◆ What to produce
Pictures do not belong in the output. Reproduce exactly the lines from the start of the records through the line with "yticks = [1000, 2000, 3000, 4000, 5000]".

[START Input]

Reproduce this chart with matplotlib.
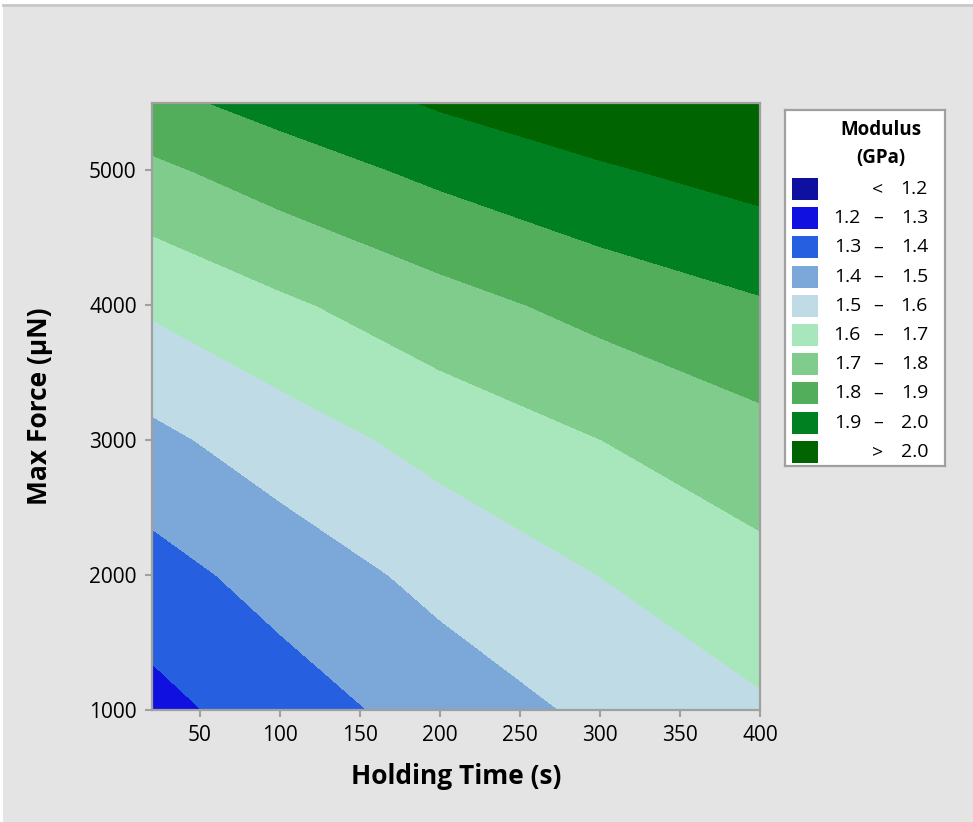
import numpy as np
import matplotlib
matplotlib.use("Agg")
import matplotlib.pyplot as plt
from matplotlib.patches import Rectangle
from matplotlib.lines import Line2D

plt.rcParams['font.family'] = ['Open Sans', 'DejaVu Sans']

# Modulus (GPa) at grid nodes
hold_time = [20, 100, 200, 300, 400]            # s
max_force = [1000, 2000, 3000, 4000, 5000, 5500]  # uN
mod_1000 = [1.268, 1.350, 1.442, 1.520, 1.587]
mod_2000 = [1.361, 1.439, 1.529, 1.601, 1.668]
mod_3000 = [1.475, 1.551, 1.633, 1.699, 1.766]
mod_4000 = [1.615, 1.682, 1.762, 1.832, 1.889]
mod_5000 = [1.779, 1.849, 1.924, 1.988, 2.040]
mod_5500 = [1.872, 1.935, 2.011, 2.068, 2.124]

levels = [0.0, 1.2, 1.3, 1.4, 1.5, 1.6, 1.7, 1.8, 1.9, 2.0, 3.0]
band_colors = ['#1010a0', '#1010e0', '#2660e0', '#7ba7d9', '#bfdce6',
               '#a8e6bc', '#80cc8c', '#52ae5a', '#008020', '#006400']
band_lo = ['<', '1.2', '1.3', '1.4', '1.5', '1.6', '1.7', '1.8', '1.9', '>']
band_hi = ['1.2', '1.3', '1.4', '1.5', '1.6', '1.7', '1.8', '1.9', '2.0', '2.0']

xticks = [50, 100, 150, 200, 250, 300, 350, 400]
yticks = [1000, 2000, 3000, 4000, 5000]

W, H = 973, 822
bg = '#e4e4e4'
frame = '#a0a0a0'

fig = plt.figure(figsize=(W / 100, H / 100), dpi=100, facecolor=bg)
# thin white margin + grey top border, like the Minitab export
fig.add_artist(Rectangle((0, 0), 3 / W, 1, transform=fig.transFigure,
                         facecolor='white', edgecolor='none'))
fig.add_artist(Rectangle((0, 1 - 5 / H), 1, 5 / H, transform=fig.transFigure,
                         facecolor='white', edgecolor='none'))
fig.add_artist(Line2D([3 / W, 1], [1 - 5 / H, 1 - 5 / H], transform=fig.transFigure,
                      color='#c8c8c8', lw=2))

ax = fig.add_axes([152 / W, 1 - 710 / H, 608 / W, 607 / H])
Z = np.array([mod_1000, mod_2000, mod_3000, mod_4000, mod_5000, mod_5500])
X, Y = np.meshgrid(hold_time, max_force)
ax.contourf(X, Y, Z, levels=levels, colors=band_colors, antialiased=False)

ax.set_xlim(20, 400)
ax.set_ylim(1000, 5500)
ax.set_xticks(xticks)
ax.set_yticks(yticks)
for s in ax.spines.values():
    s.set_color(frame)
    s.set_linewidth(1.6)
ax.tick_params(direction='out', length=5, width=1.5, color=frame,
               labelsize=15, pad=6)

ax.set_xlabel('Holding Time (s)', fontsize=19, fontweight='bold', labelpad=12)
ax.set_ylabel('Max Force (\u03bcN)', fontsize=19, fontweight='bold', labelpad=26)

# legend drawn by hand in pixel units
lx0, ly0, lw, lh = 785, 110, 160, 356
lax = fig.add_axes([lx0 / W, 1 - (ly0 + lh) / H, lw / W, lh / H])
lax.set_xlim(0, lw)
lax.set_ylim(lh, 0)
lax.set_xticks([])
lax.set_yticks([])
lax.set_facecolor('white')
for s in lax.spines.values():
    s.set_color(frame)
    s.set_linewidth(1.6)

lax.text(96, 20, 'Modulus', ha='center', va='center', fontsize=13.5, fontweight='bold')
lax.text(96, 48, '(GPa)', ha='center', va='center', fontsize=13.5, fontweight='bold')
for i, (c, lo, hi) in enumerate(zip(band_colors, band_lo, band_hi)):
    yc = 79 + 29.2 * i
    lax.add_patch(Rectangle((7, yc - 11), 26, 22, facecolor=c, edgecolor='none'))
    if lo in ('<', '>'):
        lax.text(93, yc, lo, ha='center', va='center', fontsize=14)
    else:
        lax.text(76, yc, lo, ha='right', va='center', fontsize=14)
        lax.text(93, yc, '\u2013', ha='center', va='center', fontsize=14)
    lax.text(143, yc, hi, ha='right', va='center', fontsize=14)

fig.savefig('out.png', dpi=100, facecolor=fig.get_facecolor())
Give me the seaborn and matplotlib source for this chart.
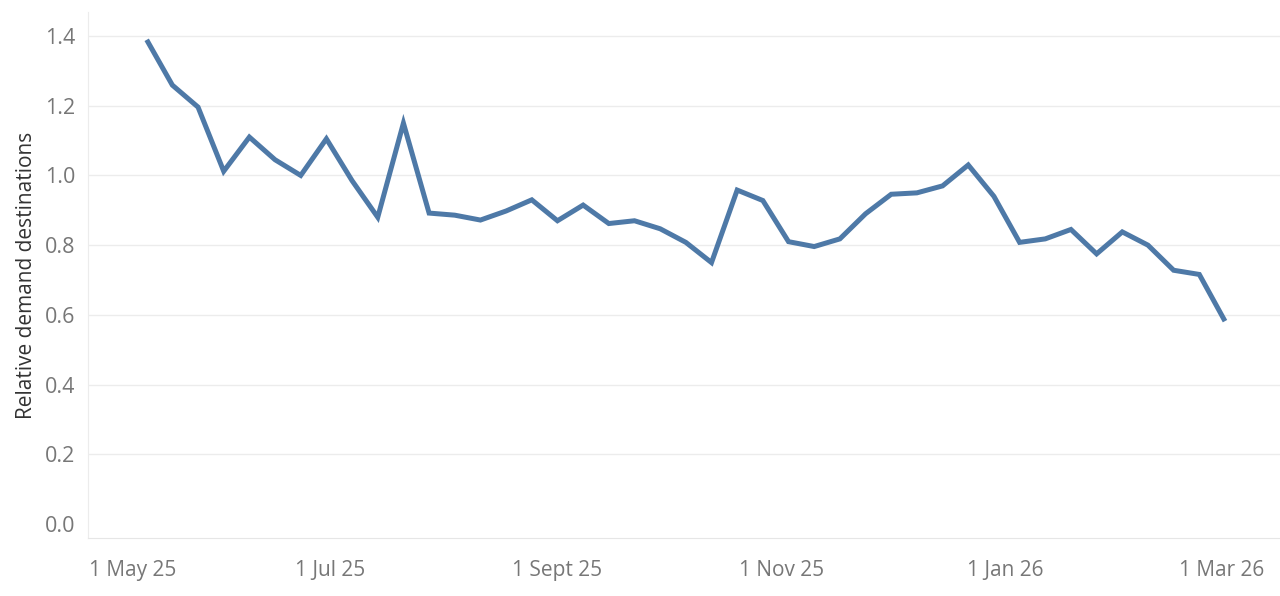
import matplotlib
matplotlib.use("Agg")
import matplotlib.pyplot as plt
import matplotlib.transforms as mtransforms
import seaborn as sns
import pandas as pd

week_start = "2025-05-12"
n_weeks = 43
values = [1.389, 1.259, 1.196, 1.012, 1.110, 1.045, 1.000, 1.105, 0.985, 0.880,
          1.150, 0.892, 0.886, 0.872, 0.898, 0.930, 0.870, 0.915, 0.862, 0.870,
          0.847, 0.808, 0.750, 0.958, 0.928, 0.810, 0.796, 0.818, 0.890, 0.946,
          0.950, 0.970, 1.030, 0.940, 0.808, 0.818, 0.845, 0.775, 0.838, 0.800,
          0.728, 0.716, 0.582]
y_ticks = [0.0, 0.2, 0.4, 0.6, 0.8, 1.0, 1.2, 1.4]
x_major = ["2025-05-01", "2025-07-01", "2025-09-01", "2025-11-01", "2026-01-01", "2026-03-01"]
x_major_labels = ["1 May 25", "1 Jul 25", "1 Sept 25", "1 Nov 25", "1 Jan 26", "1 Mar 26"]
x_minor = ["2025-06-01", "2025-08-01", "2025-10-01", "2025-12-01", "2026-02-01"]
y_label = "Relative demand destinations"

dates = pd.date_range(week_start, periods=n_weeks, freq="7D")
df = pd.DataFrame({"date": dates, "value": values})

sns.set_style("white")
plt.rcParams["font.family"] = ["Open Sans", "DejaVu Sans"]

fig = plt.figure(figsize=(12.8, 5.96), dpi=100)
ax = fig.add_axes([0.06875, 0.0973, 0.93125, 0.8827])

sns.lineplot(data=df, x="date", y="value", ax=ax, color="#4e79a7", linewidth=3.6,
             solid_joinstyle="miter", solid_capstyle="butt")

ax.set_ylim(-0.04, 1.469)
ax.set_xlim(pd.Timestamp("2025-04-26"), pd.Timestamp("2026-03-17"))

ax.set_yticks(y_ticks)
ax.set_yticklabels([f"{v:.1f}" for v in y_ticks])
for v in y_ticks[1:]:
    ax.axhline(v, color="#ececec", linewidth=1, zorder=0)

ax.set_xticks(pd.to_datetime(x_major))
ax.set_xticklabels(x_major_labels)
ax.set_xticks(pd.to_datetime(x_minor), minor=True)

ax.tick_params(axis="x", which="both", direction="out", length=9, width=1,
               color="#e6e6e6", labelcolor="#777777", labelsize=15, pad=7)
ax.tick_params(axis="y", which="both", length=0, labelcolor="#777777",
               labelsize=15.5, pad=9)

# first label is nudged right so it does not overlap the y-axis area
first = ax.get_xticklabels()[0]
first.set_horizontalalignment("left")
first.set_transform(first.get_transform() +
                    mtransforms.ScaledTranslation(-0.17, 0, fig.dpi_scale_trans))

for s in ["top", "right"]:
    ax.spines[s].set_visible(False)
ax.spines["left"].set_color("#ececec")
ax.spines["bottom"].set_color("#e6e6e6")
ax.spines["bottom"].set_linestyle((0, (2, 1)))

ax.set_xlabel("")
ax.set_ylabel(y_label, fontsize=15, color="#333333", labelpad=6)

fig.savefig("out.png", dpi=100)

[END Input]

◆ Response below
Reproduce this chart with matplotlib.
import numpy as np
import matplotlib
matplotlib.use("Agg")
import matplotlib.pyplot as plt
from matplotlib.patches import Rectangle
from matplotlib.lines import Line2D

plt.rcParams['font.family'] = ['Open Sans', 'DejaVu Sans']

# Modulus (GPa) at grid nodes
hold_time = [20, 100, 200, 300, 400]            # s
max_force = [1000, 2000, 3000, 4000, 5000, 5500]  # uN
mod_1000 = [1.268, 1.350, 1.442, 1.520, 1.587]
mod_2000 = [1.361, 1.439, 1.529, 1.601, 1.668]
mod_3000 = [1.475, 1.551, 1.633, 1.699, 1.766]
mod_4000 = [1.615, 1.682, 1.762, 1.832, 1.889]
mod_5000 = [1.779, 1.849, 1.924, 1.988, 2.040]
mod_5500 = [1.872, 1.935, 2.011, 2.068, 2.124]

levels = [0.0, 1.2, 1.3, 1.4, 1.5, 1.6, 1.7, 1.8, 1.9, 2.0, 3.0]
band_colors = ['#1010a0', '#1010e0', '#2660e0', '#7ba7d9', '#bfdce6',
               '#a8e6bc', '#80cc8c', '#52ae5a', '#008020', '#006400']
band_lo = ['<', '1.2', '1.3', '1.4', '1.5', '1.6', '1.7', '1.8', '1.9', '>']
band_hi = ['1.2', '1.3', '1.4', '1.5', '1.6', '1.7', '1.8', '1.9', '2.0', '2.0']

xticks = [50, 100, 150, 200, 250, 300, 350, 400]
yticks = [1000, 2000, 3000, 4000, 5000]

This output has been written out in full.